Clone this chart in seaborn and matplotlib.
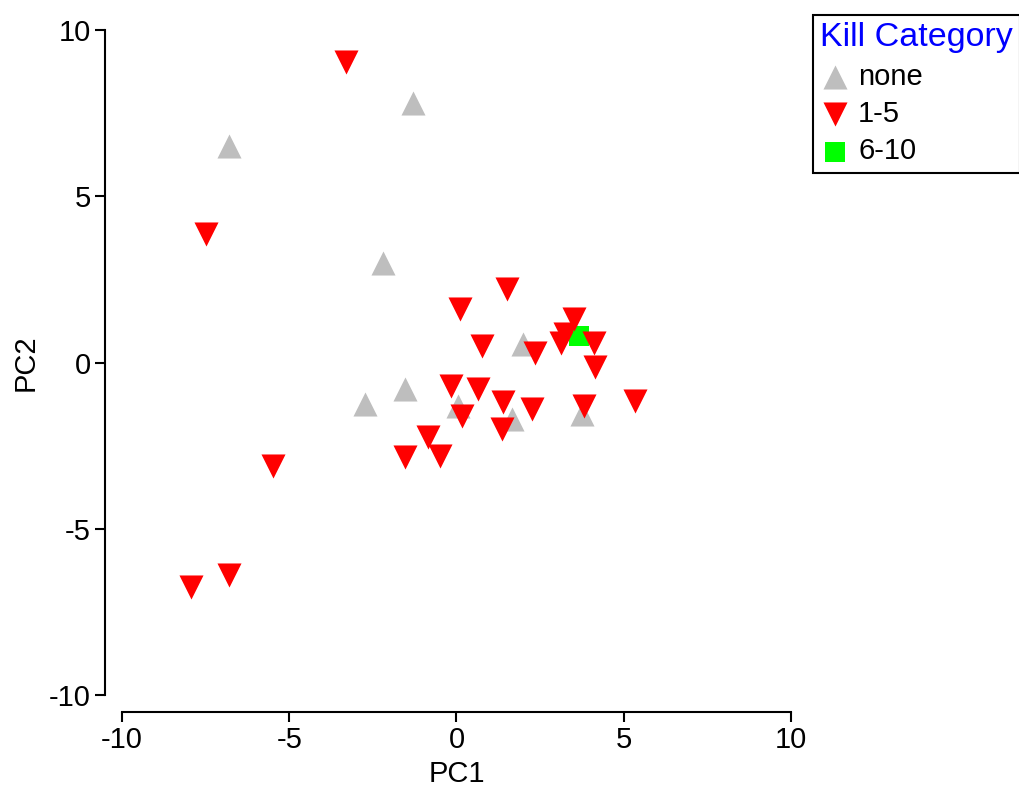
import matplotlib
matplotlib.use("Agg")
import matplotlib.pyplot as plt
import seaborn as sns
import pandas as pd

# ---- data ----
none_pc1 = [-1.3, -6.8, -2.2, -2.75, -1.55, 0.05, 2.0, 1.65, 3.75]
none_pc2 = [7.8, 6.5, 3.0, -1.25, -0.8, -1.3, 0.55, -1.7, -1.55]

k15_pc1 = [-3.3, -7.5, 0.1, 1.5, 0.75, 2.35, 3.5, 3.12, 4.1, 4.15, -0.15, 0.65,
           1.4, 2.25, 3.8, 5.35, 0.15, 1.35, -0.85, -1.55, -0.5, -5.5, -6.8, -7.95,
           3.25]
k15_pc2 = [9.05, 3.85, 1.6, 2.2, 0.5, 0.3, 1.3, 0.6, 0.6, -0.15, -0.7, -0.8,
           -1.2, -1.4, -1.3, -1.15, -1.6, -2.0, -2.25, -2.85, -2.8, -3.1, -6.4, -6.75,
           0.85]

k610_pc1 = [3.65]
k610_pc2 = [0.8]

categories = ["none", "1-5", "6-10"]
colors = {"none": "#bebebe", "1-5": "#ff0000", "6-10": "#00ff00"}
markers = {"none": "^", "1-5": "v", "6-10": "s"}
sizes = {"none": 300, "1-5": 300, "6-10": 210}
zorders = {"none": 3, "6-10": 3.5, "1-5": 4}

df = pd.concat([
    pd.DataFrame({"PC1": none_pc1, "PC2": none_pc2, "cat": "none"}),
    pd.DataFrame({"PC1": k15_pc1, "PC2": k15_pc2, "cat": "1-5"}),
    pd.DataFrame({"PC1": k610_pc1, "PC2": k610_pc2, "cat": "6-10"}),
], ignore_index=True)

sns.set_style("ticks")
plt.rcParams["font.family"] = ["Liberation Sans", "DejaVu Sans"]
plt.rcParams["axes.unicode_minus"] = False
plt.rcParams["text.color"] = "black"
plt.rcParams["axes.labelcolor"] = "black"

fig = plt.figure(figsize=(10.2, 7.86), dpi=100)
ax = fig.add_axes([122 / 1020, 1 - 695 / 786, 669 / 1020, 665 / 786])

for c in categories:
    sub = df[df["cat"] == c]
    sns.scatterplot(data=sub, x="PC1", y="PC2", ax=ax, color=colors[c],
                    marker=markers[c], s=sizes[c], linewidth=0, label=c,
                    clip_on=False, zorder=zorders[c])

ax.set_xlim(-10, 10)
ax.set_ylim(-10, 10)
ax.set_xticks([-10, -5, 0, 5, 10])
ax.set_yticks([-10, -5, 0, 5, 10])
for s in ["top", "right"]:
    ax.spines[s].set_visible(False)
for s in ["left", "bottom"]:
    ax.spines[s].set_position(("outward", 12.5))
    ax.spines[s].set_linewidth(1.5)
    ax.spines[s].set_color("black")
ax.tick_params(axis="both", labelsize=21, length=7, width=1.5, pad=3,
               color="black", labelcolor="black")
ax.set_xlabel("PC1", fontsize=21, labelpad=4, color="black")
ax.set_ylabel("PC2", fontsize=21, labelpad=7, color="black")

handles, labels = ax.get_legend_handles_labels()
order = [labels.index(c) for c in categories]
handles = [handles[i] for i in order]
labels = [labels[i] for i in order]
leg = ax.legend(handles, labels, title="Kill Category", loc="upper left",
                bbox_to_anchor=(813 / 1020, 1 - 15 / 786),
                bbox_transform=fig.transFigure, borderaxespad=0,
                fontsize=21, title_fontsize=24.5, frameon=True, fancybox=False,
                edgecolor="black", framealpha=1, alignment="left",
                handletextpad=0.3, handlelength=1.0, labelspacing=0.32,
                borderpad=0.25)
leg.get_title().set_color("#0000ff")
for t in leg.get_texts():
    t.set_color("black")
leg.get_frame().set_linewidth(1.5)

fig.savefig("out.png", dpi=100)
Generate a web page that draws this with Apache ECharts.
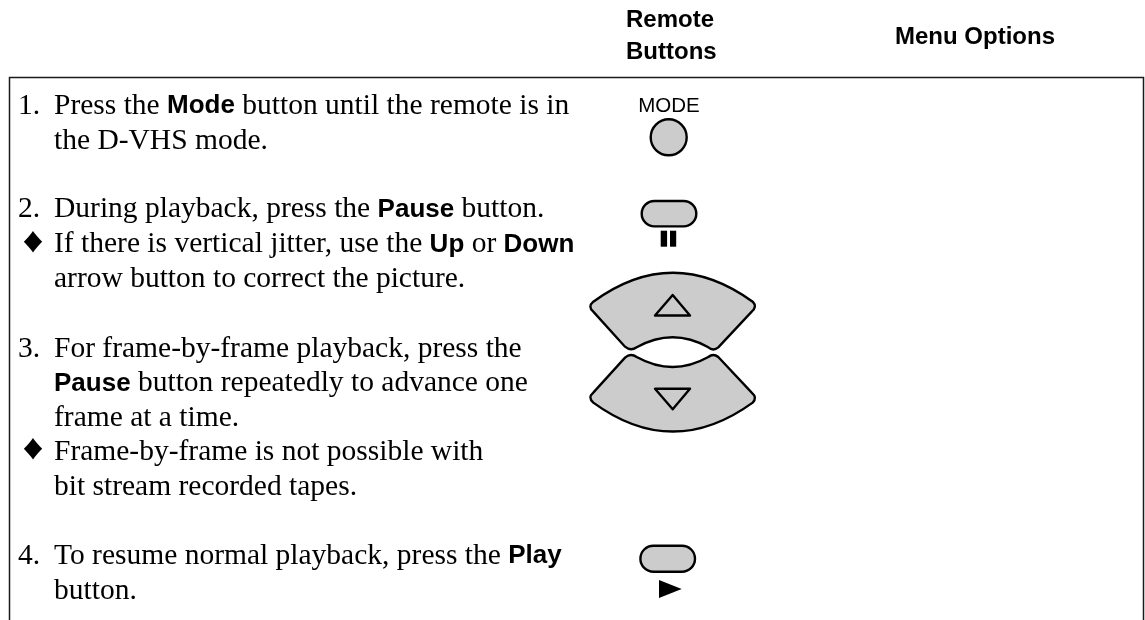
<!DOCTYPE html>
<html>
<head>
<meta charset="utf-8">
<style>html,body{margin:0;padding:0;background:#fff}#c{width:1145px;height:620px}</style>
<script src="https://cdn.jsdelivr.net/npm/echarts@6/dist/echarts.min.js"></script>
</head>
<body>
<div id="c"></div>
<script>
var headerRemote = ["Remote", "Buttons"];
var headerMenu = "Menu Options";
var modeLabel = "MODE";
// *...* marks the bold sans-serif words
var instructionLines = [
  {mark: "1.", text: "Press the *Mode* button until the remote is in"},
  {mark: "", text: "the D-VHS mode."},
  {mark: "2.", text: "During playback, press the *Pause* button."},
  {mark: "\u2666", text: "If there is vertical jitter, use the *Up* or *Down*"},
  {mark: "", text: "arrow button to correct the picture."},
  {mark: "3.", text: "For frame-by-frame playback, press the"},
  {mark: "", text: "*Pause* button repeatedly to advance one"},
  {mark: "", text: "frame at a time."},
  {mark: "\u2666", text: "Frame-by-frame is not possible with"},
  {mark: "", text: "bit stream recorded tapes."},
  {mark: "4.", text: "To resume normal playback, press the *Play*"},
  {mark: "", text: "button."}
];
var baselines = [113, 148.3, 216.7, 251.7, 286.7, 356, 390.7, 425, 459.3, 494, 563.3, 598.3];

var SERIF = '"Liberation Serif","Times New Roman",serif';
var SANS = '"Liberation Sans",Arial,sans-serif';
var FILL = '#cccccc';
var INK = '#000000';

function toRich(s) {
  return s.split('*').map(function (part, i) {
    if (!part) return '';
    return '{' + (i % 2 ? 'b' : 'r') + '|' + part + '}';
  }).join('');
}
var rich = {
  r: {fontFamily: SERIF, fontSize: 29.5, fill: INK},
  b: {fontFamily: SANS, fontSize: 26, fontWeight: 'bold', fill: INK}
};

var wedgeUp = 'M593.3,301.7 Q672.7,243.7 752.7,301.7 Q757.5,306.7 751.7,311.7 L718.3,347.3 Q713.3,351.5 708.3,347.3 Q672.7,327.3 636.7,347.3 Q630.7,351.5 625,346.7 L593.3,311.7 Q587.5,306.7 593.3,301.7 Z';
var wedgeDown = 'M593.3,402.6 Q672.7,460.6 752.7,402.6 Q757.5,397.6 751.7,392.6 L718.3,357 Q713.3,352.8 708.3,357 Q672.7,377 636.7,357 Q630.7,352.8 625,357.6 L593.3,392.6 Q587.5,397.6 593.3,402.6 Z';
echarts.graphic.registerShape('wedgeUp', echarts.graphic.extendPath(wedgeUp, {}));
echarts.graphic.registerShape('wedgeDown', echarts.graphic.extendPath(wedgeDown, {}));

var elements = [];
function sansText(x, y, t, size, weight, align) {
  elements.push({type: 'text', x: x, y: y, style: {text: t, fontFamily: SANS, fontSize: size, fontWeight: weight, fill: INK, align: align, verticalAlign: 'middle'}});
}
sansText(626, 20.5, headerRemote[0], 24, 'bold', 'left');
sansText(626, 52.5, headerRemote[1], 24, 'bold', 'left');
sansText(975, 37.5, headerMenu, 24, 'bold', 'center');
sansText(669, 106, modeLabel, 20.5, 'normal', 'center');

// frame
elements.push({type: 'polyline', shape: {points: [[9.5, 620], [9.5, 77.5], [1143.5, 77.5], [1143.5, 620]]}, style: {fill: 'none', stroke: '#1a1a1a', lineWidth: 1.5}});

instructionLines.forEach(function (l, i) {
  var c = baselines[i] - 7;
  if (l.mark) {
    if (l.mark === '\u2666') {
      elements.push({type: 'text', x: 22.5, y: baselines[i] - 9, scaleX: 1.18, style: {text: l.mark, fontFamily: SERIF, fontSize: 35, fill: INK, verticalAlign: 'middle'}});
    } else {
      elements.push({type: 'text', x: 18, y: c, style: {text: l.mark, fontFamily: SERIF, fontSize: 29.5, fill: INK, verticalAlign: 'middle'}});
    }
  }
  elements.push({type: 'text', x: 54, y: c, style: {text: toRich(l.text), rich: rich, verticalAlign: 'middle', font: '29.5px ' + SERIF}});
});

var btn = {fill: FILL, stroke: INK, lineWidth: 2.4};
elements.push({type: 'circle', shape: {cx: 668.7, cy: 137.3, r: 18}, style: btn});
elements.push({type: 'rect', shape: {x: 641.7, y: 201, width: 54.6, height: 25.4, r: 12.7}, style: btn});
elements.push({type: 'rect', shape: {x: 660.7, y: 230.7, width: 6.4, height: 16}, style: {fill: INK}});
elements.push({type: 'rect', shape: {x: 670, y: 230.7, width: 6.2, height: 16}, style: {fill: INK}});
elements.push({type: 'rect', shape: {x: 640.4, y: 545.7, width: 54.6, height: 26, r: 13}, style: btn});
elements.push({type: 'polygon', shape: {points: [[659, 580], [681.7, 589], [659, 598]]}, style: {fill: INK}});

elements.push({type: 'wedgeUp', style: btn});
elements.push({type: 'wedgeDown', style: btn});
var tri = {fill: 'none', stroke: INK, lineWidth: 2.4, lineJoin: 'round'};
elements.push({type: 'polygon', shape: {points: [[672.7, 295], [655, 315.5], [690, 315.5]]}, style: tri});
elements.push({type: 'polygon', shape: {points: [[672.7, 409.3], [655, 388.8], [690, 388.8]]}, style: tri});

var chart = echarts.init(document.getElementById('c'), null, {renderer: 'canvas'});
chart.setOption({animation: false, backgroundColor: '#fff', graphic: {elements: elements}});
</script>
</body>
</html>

Exercise -> Above are the records; repeat their lines from the first through the line containing "k610_pc2 = [0.8]", and leave out each picture.

Answer below ->
Clone this chart in seaborn and matplotlib.
import matplotlib
matplotlib.use("Agg")
import matplotlib.pyplot as plt
import seaborn as sns
import pandas as pd

# ---- data ----
none_pc1 = [-1.3, -6.8, -2.2, -2.75, -1.55, 0.05, 2.0, 1.65, 3.75]
none_pc2 = [7.8, 6.5, 3.0, -1.25, -0.8, -1.3, 0.55, -1.7, -1.55]

k15_pc1 = [-3.3, -7.5, 0.1, 1.5, 0.75, 2.35, 3.5, 3.12, 4.1, 4.15, -0.15, 0.65,
           1.4, 2.25, 3.8, 5.35, 0.15, 1.35, -0.85, -1.55, -0.5, -5.5, -6.8, -7.95,
           3.25]
k15_pc2 = [9.05, 3.85, 1.6, 2.2, 0.5, 0.3, 1.3, 0.6, 0.6, -0.15, -0.7, -0.8,
           -1.2, -1.4, -1.3, -1.15, -1.6, -2.0, -2.25, -2.85, -2.8, -3.1, -6.4, -6.75,
           0.85]

k610_pc1 = [3.65]
k610_pc2 = [0.8]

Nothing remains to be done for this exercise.